En réponse à la question sur l’équilibre entre les KPI financiers et les KPI de la supply chain, je dirais oui et non. Si vous pensez que les KPI financiers ne sont pas ceux que vous devriez optimiser, alors il y a un problème dans la définition même de vos KPI financiers. Dans le premier chapitre de cette série de conférences, j’ai mentionné qu’il y a généralement deux cercles de facteurs à prendre en compte lors de l’établissement d’une mesure financière. Le premier cercle concerne les facteurs que les finances peuvent lire directement dans les livres, tels que la marge brute, la valeur des stocks et les coûts d’achat. Le deuxième cercle comprend des facteurs tels que la satisfaction du client et la pénalité implicite en cas de mauvaise qualité de service. Tout cela doit être intégré.

La perspective financière ne consiste pas à avoir des KPI où il y a un compromis. Au contraire, il s’agit de consolider tout en un score en dollars ou en euros pour votre performance et vos prises de décision. Il ne s’agit pas de concilier les KPI de la supply chain avec les KPI financiers. Il s’agit plutôt de mettre en place une gouvernance au sein de l’entreprise afin que les gens puissent s’accorder sur le coût réel des stocks, le coût réel des ruptures de stock, et sur la question de savoir si une décision de réapprovisionnement est la meilleure option ou non.

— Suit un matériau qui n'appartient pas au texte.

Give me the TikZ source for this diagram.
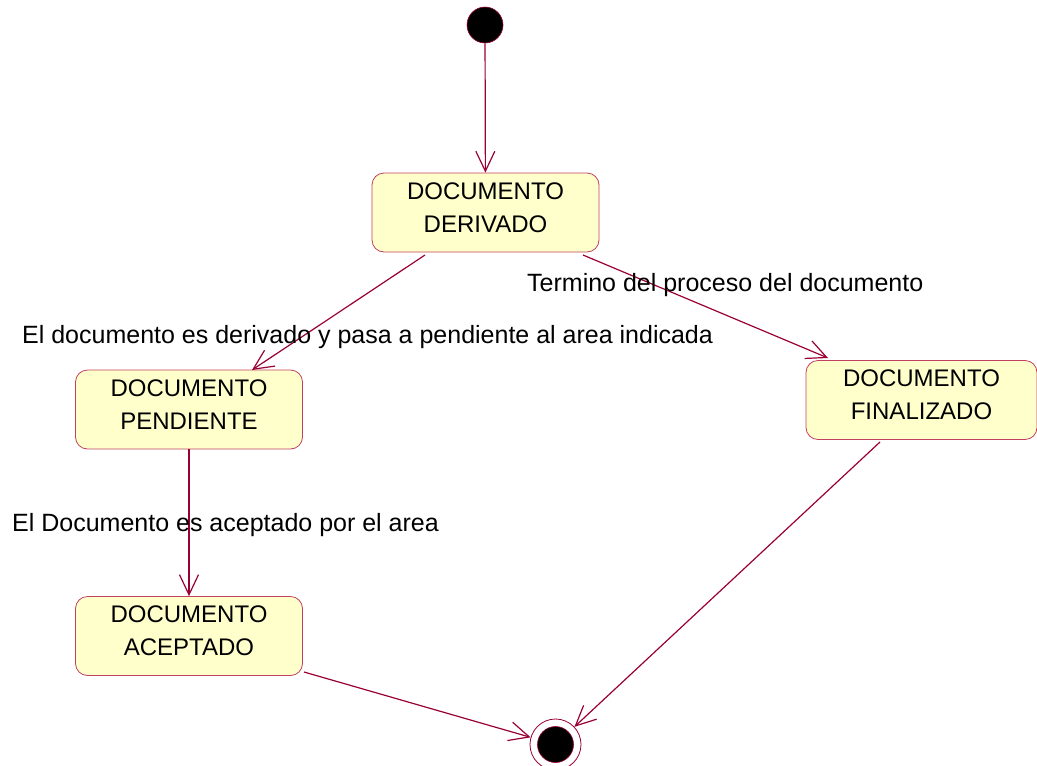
\documentclass[tikz,border=0pt]{standalone}
\usepackage{fontspec}
\setmainfont{Liberation Sans}
\usetikzlibrary{arrows.meta}
\definecolor{edgecol}{HTML}{990033}
\definecolor{boxfill}{HTML}{FFFFCC}
\definecolor{boxline}{HTML}{C04060}
\tikzset{
  statebox/.style={draw=boxline, fill=boxfill, rounded corners=12pt, minimum width=227pt, minimum height=79pt, inner sep=0pt, line width=0.8pt},
  boxtext/.style={align=center, inner sep=0pt, font=\fontsize{24}{33}\selectfont, yshift=5pt},
  flow/.style={draw=edgecol, line width=1.2pt, -{Straight Barb[length=20pt, width=19pt, line width=1.2pt]}},
  lbl/.style={font=\fontsize{25}{28}\selectfont, inner sep=0pt, anchor=base west},
}
\begin{document}
\begin{tikzpicture}[x=1pt, y=-1pt]
\useasboundingbox (0,0) rectangle (1037,766);
\node[circle, fill=black, draw=edgecol, line width=0.6pt, minimum size=36pt, inner sep=0pt] (init) at (485,25) {};
\node[statebox, label={[boxtext]center:{DOCUMENTO\\DERIVADO}}] (der) at (485.5,212.5) {};
\node[statebox, label={[boxtext]center:{DOCUMENTO\\PENDIENTE}}] (pen) at (189,409.5) {};
\node[statebox, label={[boxtext]center:{DOCUMENTO\\ACEPTADO}}] (acc) at (189,636) {};
\node[statebox, minimum width=231pt, label={[boxtext]center:{DOCUMENTO\\FINALIZADO}}] (fin) at (921.5,400) {};
\node[circle, draw=edgecol, line width=0.8pt, minimum size=51pt, inner sep=0pt] (final) at (555.5,744.5) {};
\node[circle, fill=black, draw=edgecol, line width=0.6pt, minimum size=36pt, inner sep=0pt] (finalin) at (555.5,744.5) {};
\coordinate (d1) at (425,255);
\coordinate (d2) at (583,255);
\coordinate (f1) at (880,442);
\coordinate (a1) at (304,672);
\draw[flow] (init) -- (der);
\draw[flow] (d1) -- (252,370) coordinate (p0);
\draw[flow] (d2) -- (828,358) coordinate (fz);
\draw[flow] (pen.south) -- (acc.north);
\draw[flow] (a1) -- (final);
\draw[flow] (f1) -- (final);
\node[lbl] (l1) at (527,291) {Termino del proceso del documento};
\node[lbl] (l2) at (22,343) {El documento es derivado y pasa a pendiente al area indicada};
\node[lbl] (l3) at (12,531) {El Documento es aceptado por el area};
\end{tikzpicture}
\end{document}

Dans cette nouvelle perspective de posséder le produit logiciel qui pilote la supply chain, le rôle du responsable de la supply chain est de faciliter le consensus au sein de l’entreprise. Au lieu de diriger un processus S&OP sans réflexion où les gens essaient de revoir les chiffres chaque mois et de s’accorder sur des chiffres de vente sans signification, il s’agit de mettre en place un S&OP 2.0 dirigé par le directeur de la supply chain. Contrairement à ce que disent les fournisseurs de S&OP, le PDG n’a pas besoin de posséder le processus S&OP, car cela pourrait être plus une distraction pour lui. Il n’est pas nécessaire d’impliquer le PDG dans chaque bataille.

La mission du directeur de la supply chain est de travailler avec le responsable des finances, le responsable du marketing et le responsable des ventes pour convenir de la manière de mesurer l’impact financier de facteurs tels que la qualité de service. C’est leur travail. Il n’est pas nécessaire de concilier différentes mesures, car elles sont déjà pré-unifiées grâce au travail réalisé sous la direction du responsable de la supply chain ou du directeur de la supply chain, selon le titre en place au sein de l’entreprise.

Cela conclut la conférence d’aujourd’hui. Nous vous retrouverons la semaine prochaine, lors de la première semaine de novembre.